Der 17 Monate alte Luca verstarb im Herbst 2007 an den Folgen sexuellen Missbrauchs. Der Täter, der damalige Freund der Mutter, wurde zu lebenslanger Haft verurteilt. In einem zweiten Prozess wurden die Mutter und eine Sozialarbeiterin der JUWO (Jugendwohlfahrt) am Montag vergangener Woche ebenfalls, noch nicht rechtskräftig, schuldig gesprochen. Nun könnten weitere Verfahren gegen Mediziner, wie den Leiter der Kinderschutzgruppe an der Klinik Innsbruck, folgen. Denn keiner der in den Fall involvierten Ärzte hat Anzeige erstattet. Der Misshandlungsverdacht wurde „nur“ an die JUWO gemeldet.

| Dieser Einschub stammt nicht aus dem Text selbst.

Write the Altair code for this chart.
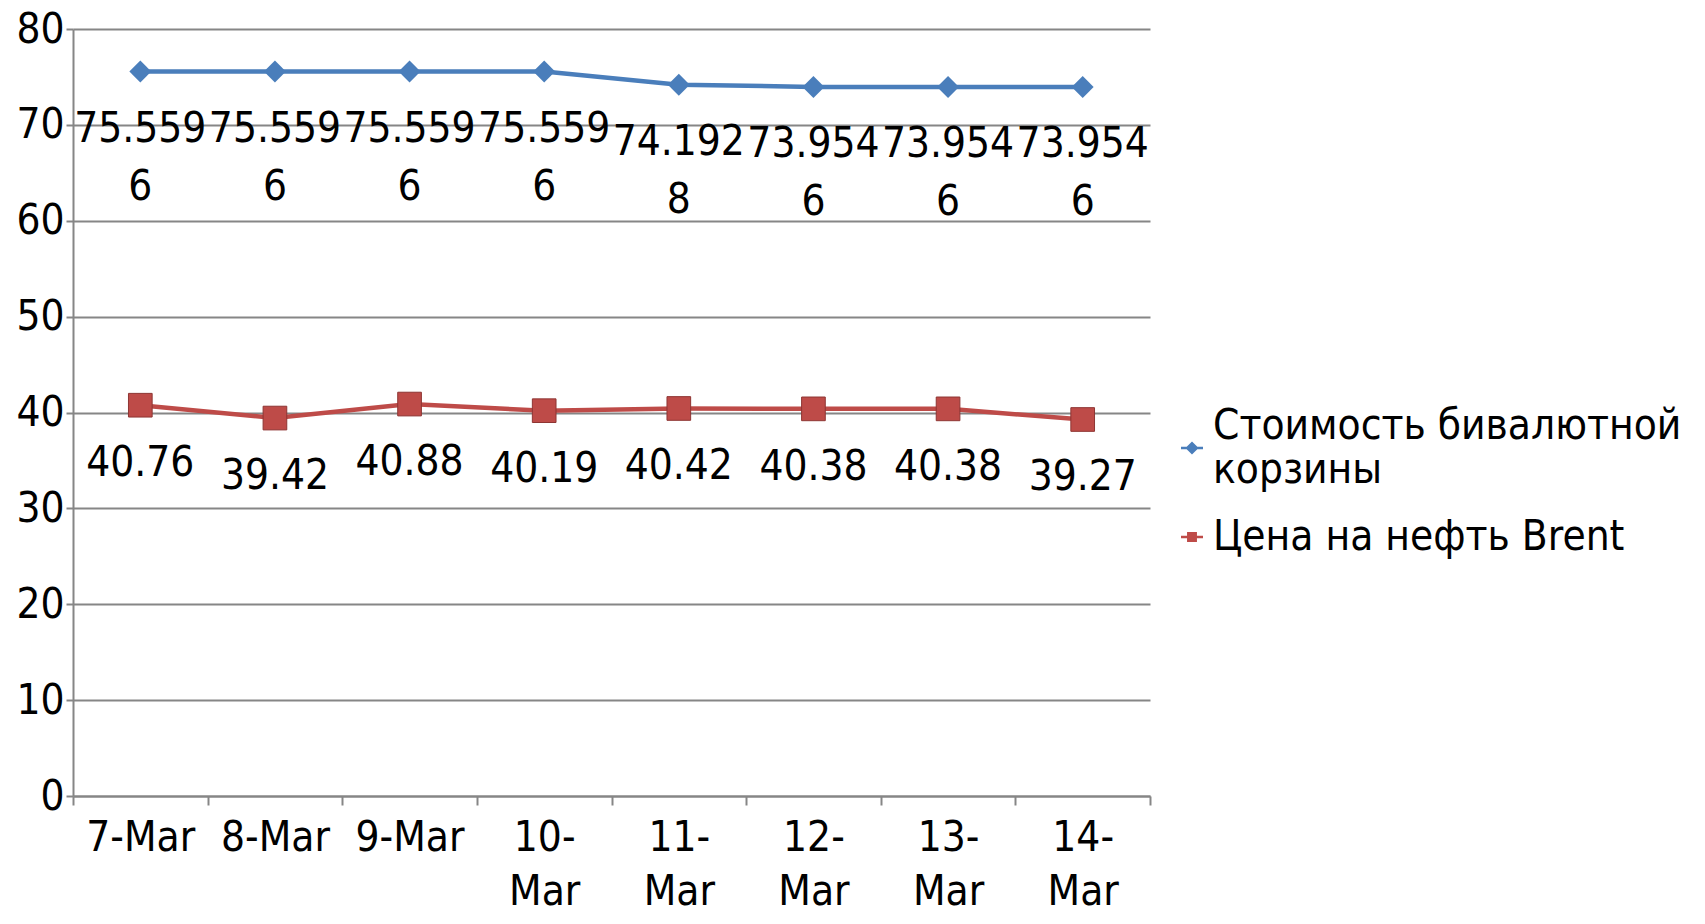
import altair as alt
import pandas as pd

dates = ["7-Mar", "8-Mar", "9-Mar", "10-Mar", "11-Mar", "12-Mar", "13-Mar", "14-Mar"]
basket = [75.5596, 75.5596, 75.5596, 75.5596, 74.1928, 73.9546, 73.9546, 73.9546]
brent = [40.76, 39.42, 40.88, 40.19, 40.42, 40.38, 40.38, 39.27]
series_names = ["Стоимость бивалютной корзины", "Цена на нефть Brent"]
colors = ["#4A7EBB", "#BE4B48"]
y_ticks = list(range(0, 81, 10))

FONT = "DejaVu Sans Condensed"
FS = 42
GRID = "#868686"

df = pd.DataFrame({
    "date": dates * 2,
    "series": [series_names[0]] * len(dates) + [series_names[1]] * len(dates),
    "value": basket + brent,
})

x = alt.X(
    "date:N", sort=dates, bandPosition=0.5,
    scale=alt.Scale(type="band", paddingInner=0, paddingOuter=0),
    axis=alt.Axis(
        title=None, labelAngle=0, grid=False, tickBand="extent",
        labelExpr="length(datum.label) > 5 ? [slice(datum.label, 0, 3), slice(datum.label, 3)] : datum.label",
        labelLineHeight=54, labelPadding=12, tickSize=9,
        labelFont=FONT, labelFontSize=FS, labelColor="#000",
        domainColor=GRID, domainWidth=2, tickColor=GRID, tickWidth=2,
    ),
)
y = alt.Y(
    "value:Q",
    scale=alt.Scale(domain=[0, 80], nice=False),
    axis=alt.Axis(
        title=None, values=y_ticks, grid=True, gridColor=GRID, gridWidth=2,
        domainColor=GRID, domainWidth=2, tickColor=GRID, tickWidth=2, tickSize=7,
        labelPadding=2, labelFont=FONT, labelFontSize=FS, labelColor="#000",
    ),
)
color_scale = alt.Scale(domain=series_names, range=colors)

base = alt.Chart(df)
blue = base.transform_filter(alt.datum.series == series_names[0])
red = base.transform_filter(alt.datum.series == series_names[1])

line_blue = blue.mark_line(strokeWidth=4.5, color=colors[0]).encode(x=x, y=y)
line_red = red.mark_line(strokeWidth=4.5, color=colors[1]).encode(x=x, y=y)

pts_blue = blue.mark_point(
    filled=True, shape="diamond", size=480, opacity=1, color=colors[0]
).encode(x=x, y=y)
pts_red = red.mark_point(
    filled=True, shape="square", size=560, opacity=1, color=colors[1],
    stroke="#8E3533", strokeWidth=1
).encode(x=x, y=y)

txt_blue = blue.transform_calculate(
    lbl="slice(toString(datum.value), 0, 6) + '|' + slice(toString(datum.value), 6)"
).mark_text(
    font=FONT, fontSize=FS, color="#000", baseline="middle", align="center",
    lineBreak="|", lineHeight=58, dy=57,
).encode(x=x, y=y, text="lbl:N")

txt_red = red.transform_calculate(
    lbl="toString(datum.value)"
).mark_text(
    font=FONT, fontSize=FS, color="#000", baseline="middle", align="center", dy=58,
).encode(x=x, y=y, text="lbl:N")

# legend glyphs: short line with marker (blue one sits between its two label lines)
sym_paths = [
    "M-1,1.88H1V2.12H-1Z M0,1.4L0.6,2L0,2.6L-0.6,2Z",
    "M-1,-0.12H1V0.12H-1Z M-0.45,-0.45H0.45V0.45H-0.45Z",
]
leg = alt.Legend(
    title=None, orient="none", legendX=1098, legendY=376,
    labelFont=FONT, labelFontSize=FS, labelColor="#000", labelLimit=800,
    labelOffset=0, symbolSize=484, symbolOpacity=1, symbolStrokeWidth=0,
    rowPadding=25,
    labelExpr="datum.label == '" + series_names[0] + "' ? ['Стоимость бивалютной', 'корзины'] : datum.label",
)
legend_layer = base.mark_point(filled=True, opacity=0, size=1).encode(
    x=x, y=y,
    color=alt.Color("series:N", scale=color_scale, legend=leg),
    shape=alt.Shape("series:N", scale=alt.Scale(domain=series_names, range=sym_paths), legend=leg),
)

chart = alt.layer(
    line_blue, line_red, pts_blue, pts_red, txt_blue, txt_red, legend_layer
).properties(
    width=1077, height=767,
    autosize=alt.AutoSizeParams(type="none"),
    padding={"left": 65, "top": 21, "right": 547, "bottom": 120},
).configure_view(stroke=None)

chart.save("out.html", embed_options={"renderer": "svg", "actions": False})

„Diese Interpretation ist uns neu“

„Dieses Vorgehen ist gängige Praxis“, bestätigt jedoch Hans Salzer, Primar am LK Tulln, Leiter der dortigen Kinderschutzgruppe und Experte auf diesem Gebiet. Aigners Vorstoß komme einer juristischen Kehrtwende mit weitreichenden Konsequenzen gleich: „Diese Gesetzesinterpretation ist uns neu. Es geht völlig an der Realität vorbei, jeden Verdachtsfall anzuzeigen.“ Die Arbeitsgruppe Kinderschutz, in der die Kinderschutzgruppen der heimischen Spitäler vertreten sind, plant eine Anfrage ans Ministerium zur Erläuterung dieser Gesetzesinterpretation.

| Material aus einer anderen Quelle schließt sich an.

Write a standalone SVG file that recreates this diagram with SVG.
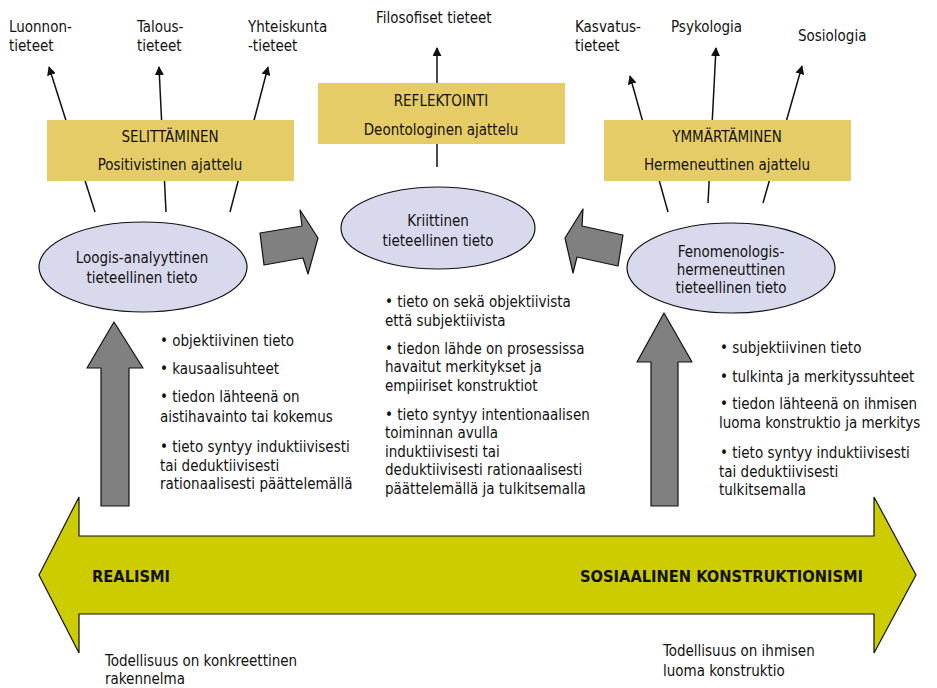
<svg xmlns="http://www.w3.org/2000/svg" width="937" height="688" viewBox="0 0 937 688">
  <style>
    text { font-family: "DejaVu Sans Condensed", "DejaVu Sans", sans-serif; font-size: 15px; fill: #111; }
    .mid { text-anchor: middle; }
    .bold { font-weight: bold; font-size: 15.5px; }
    .box { fill: #E6CC66; }
    .oval { fill: #D9D9ED; stroke: #111; stroke-width: 1.2; }
    .block { fill: #808080; stroke: #111; stroke-width: 1.2; stroke-linejoin: round; }
    .link { stroke: #111; stroke-width: 1.5; fill: none; }
  </style>
  <defs>
    <marker id="tip" viewBox="0 0 10 10" refX="9" refY="5" markerWidth="9" markerHeight="9" markerUnits="userSpaceOnUse" orient="auto">
      <path d="M0,0 L10,5 L0,10 z" fill="#111"/>
    </marker>
  </defs>

  <!-- realism / constructionism axis -->
  <g id="axis">
    <polygon points="39,575 79,497 79,536 874,536 874,497 916,575 874,653 874,614 79,614 79,653" fill="#CCCC00" stroke="#111" stroke-width="1.2"/>
    <text class="bold" x="92" y="582" textLength="78" lengthAdjust="spacingAndGlyphs">REALISMI</text>
    <text class="bold" x="580" y="582" textLength="283" lengthAdjust="spacingAndGlyphs">SOSIAALINEN KONSTRUKTIONISMI</text>
  </g>

  <!-- connectors: thin arrows to the sciences -->
  <g id="connectors">
    <line class="link" x1="95" y1="212" x2="49" y2="67" marker-end="url(#tip)"/>
    <line class="link" x1="166" y1="212" x2="159" y2="67" marker-end="url(#tip)"/>
    <line class="link" x1="230" y1="212" x2="268" y2="67" marker-end="url(#tip)"/>
    <line class="link" x1="437" y1="167" x2="437" y2="48" marker-end="url(#tip)"/>
    <line class="link" x1="668" y1="212" x2="630" y2="76" marker-end="url(#tip)"/>
    <line class="link" x1="708" y1="203" x2="716" y2="48" marker-end="url(#tip)"/>
    <line class="link" x1="763" y1="203" x2="802" y2="66" marker-end="url(#tip)"/>
  </g>

  <!-- sciences -->
  <g id="sciences">
    <text x="9" y="32">Luonnon-</text>
    <text x="9" y="51">tieteet</text>
    <text x="137" y="32">Talous-</text>
    <text x="137" y="51">tieteet</text>
    <text x="248" y="32">Yhteiskunta</text>
    <text x="248" y="51">-tieteet</text>
    <text x="376" y="23">Filosofiset tieteet</text>
    <text x="575" y="32">Kasvatus-</text>
    <text x="575" y="51">tieteet</text>
    <text x="671" y="32">Psykologia</text>
    <text x="798" y="41">Sosiologia</text>
  </g>

  <!-- ways of thinking -->
  <g id="selittaminen">
    <rect class="box" x="47" y="120" width="247" height="61"/>
    <text class="mid" x="170" y="142">SELITTÄMINEN</text>
    <text class="mid" x="170" y="170">Positivistinen ajattelu</text>
  </g>
  <g id="reflektointi">
    <rect class="box" x="318" y="83" width="247" height="61"/>
    <text class="mid" x="441" y="106">REFLEKTOINTI</text>
    <text class="mid" x="441" y="135">Deontologinen ajattelu</text>
  </g>
  <g id="ymmartaminen">
    <rect class="box" x="604" y="120" width="247" height="61"/>
    <text class="mid" x="727" y="142">YMMÄRTÄMINEN</text>
    <text class="mid" x="727" y="170">Hermeneuttinen ajattelu</text>
  </g>

  <!-- kinds of knowledge -->
  <g id="loogis-analyyttinen">
    <ellipse class="oval" cx="143" cy="267" rx="104" ry="45"/>
    <text class="mid" x="142" y="263">Loogis-analyyttinen</text>
    <text class="mid" x="142" y="283">tieteellinen tieto</text>
  </g>
  <g id="kriittinen">
    <ellipse class="oval" cx="438" cy="228" rx="97" ry="41"/>
    <text class="mid" x="438" y="226">Kriittinen</text>
    <text class="mid" x="438" y="246">tieteellinen tieto</text>
  </g>
  <g id="fenomenologis-hermeneuttinen">
    <ellipse class="oval" cx="731" cy="268" rx="104" ry="45"/>
    <text class="mid" x="731" y="257">Fenomenologis-</text>
    <text class="mid" x="731" y="275">hermeneuttinen</text>
    <text class="mid" x="731" y="293">tieteellinen tieto</text>
  </g>

  <!-- block arrows -->
  <g id="block-arrows">
    <polygon class="block" points="260,233 302,226 300,210 318,238 308,274 303,258 264,265"/>
    <polygon class="block" points="565,238 583,209 582,226 623,235 618,266 577,257 573,273"/>
    <polygon class="block" points="114,322 143,368 129,368 129,506 101,506 101,368 87,368"/>
    <polygon class="block" points="664,313 692,362 678,362 678,506 651,506 651,362 637,362"/>
  </g>

  <!-- characteristics -->
  <g id="left-list">
    <text x="160" y="346">• objektiivinen tieto</text>
    <text x="160" y="374">• kausaalisuhteet</text>
    <text x="160" y="402">• tiedon lähteenä on</text>
    <text x="160" y="422">aistihavainto tai kokemus</text>
    <text x="160" y="452">• tieto syntyy induktiivisesti</text>
    <text x="160" y="471">tai deduktiivisesti</text>
    <text x="160" y="489">rationaalisesti päättelemällä</text>
  </g>
  <g id="center-list">
    <text x="385" y="307">• tieto on sekä objektiivista</text>
    <text x="385" y="326">että subjektiivista</text>
    <text x="385" y="354">• tiedon lähde on prosessissa</text>
    <text x="385" y="372">havaitut merkitykset ja</text>
    <text x="385" y="391">empiiriset konstruktiot</text>
    <text x="385" y="420">• tieto syntyy intentionaalisen</text>
    <text x="385" y="438">toiminnan avulla</text>
    <text x="385" y="457">induktiivisesti tai</text>
    <text x="385" y="475">deduktiivisesti rationaalisesti</text>
    <text x="385" y="494">päättelemällä ja tulkitsemalla</text>
  </g>
  <g id="right-list">
    <text x="720" y="353">• subjektiivinen tieto</text>
    <text x="720" y="382">• tulkinta ja merkityssuhteet</text>
    <text x="720" y="409">• tiedon lähteenä on ihmisen</text>
    <text x="719" y="428">luoma konstruktio ja merkitys</text>
    <text x="720" y="458">• tieto syntyy induktiivisesti</text>
    <text x="719" y="477">tai deduktiivisesti</text>
    <text x="719" y="495">tulkitsemalla</text>
  </g>

  <!-- notions of reality -->
  <g id="reality-notes">
    <text x="105" y="666">Todellisuus on konkreettinen</text>
    <text x="105" y="684">rakennelma</text>
    <text x="663" y="656">Todellisuus on ihmisen</text>
    <text x="663" y="676">luoma konstruktio</text>
  </g>
</svg>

Jurist Aigner versteht die Aufregung nicht: „Die Meldung an die JUWO ersetzt die Anzeige nicht. Das ergibt sich ganz klar aus dem Ärztegesetz und müsste allen Medizinern bekannt sein.“ Für die Ärzte ein Affront. Wurde doch genau dieser Gesetzestext bei Inkrafttreten 2001 noch als Ende der absoluten Anzeigepflicht gefeiert oder, je nach Ansicht, verteufelt. Sie befürchten eine Rückkehr zur Anzeigepflicht. „Das ist nicht im Sinne des Opferschutzes“, sagt Salzer. Zwar verlangen die Mediziner seit Langem eine klare Definition der Dauer des Aufschubs, den ein Arzt bis zur Anzeige hat. Doch über den Vorteil der Meldung an die JUWO gegenüber einer Anzeige herrschte bisher Konsens unter Medizinern, der JUWO sowie Kinderschutzeinrichtungen. Bedeutet doch ein falscher oder nicht beweisbarer Verdacht, wenn er sofort polizeiliche Ermittlungen nach sich zieht, für die Betroffenen eine zusätzliche Traumatisierung. Noch im Vorjahr wurde die Wiedereinführung der absoluten Anzeigepflicht im Zuge des Gewaltschutzpaketes durch den massiven öffentlichen Widerstand sämtlicher mit dem Gebiet befassten Experten verhindert.

„Anzeigepflicht nie abgeschafft“

Doch Jurist Aigner bleibt dabei: „Die Anzeigepflicht ist nie abgeschafft worden. Im Gesetz ist nur von einer zeitlichen Aufschiebung im Ausnahmefall die Rede. Wer etwas anderes behauptet, liegt definitiv falsch.“ Und legt nach: „Während der Arzt mit der Anzeige abwartet, muss er sicherstellen, dass dem Kind nichts mehr passieren kann. Etwa durch stationäre Aufnahme.“ Entlässt der Arzt das Kind in Obhut der Eltern, sei diese Sicherheit nicht garantiert, so Aigner – selbst wenn die JUWO den Fall übernimmt und die Familie betreut: „In dubio für die Anzeige.“

Für die Ärzte ist die praxisferne Gesetzesauslegung eine weitere falsch verstandene Lehre aus dem Tod des kleinen Luca. Statt im Sinne des Kindeswohles die Systemfehler zu beheben, werde weiter Verantwortung abgewälzt.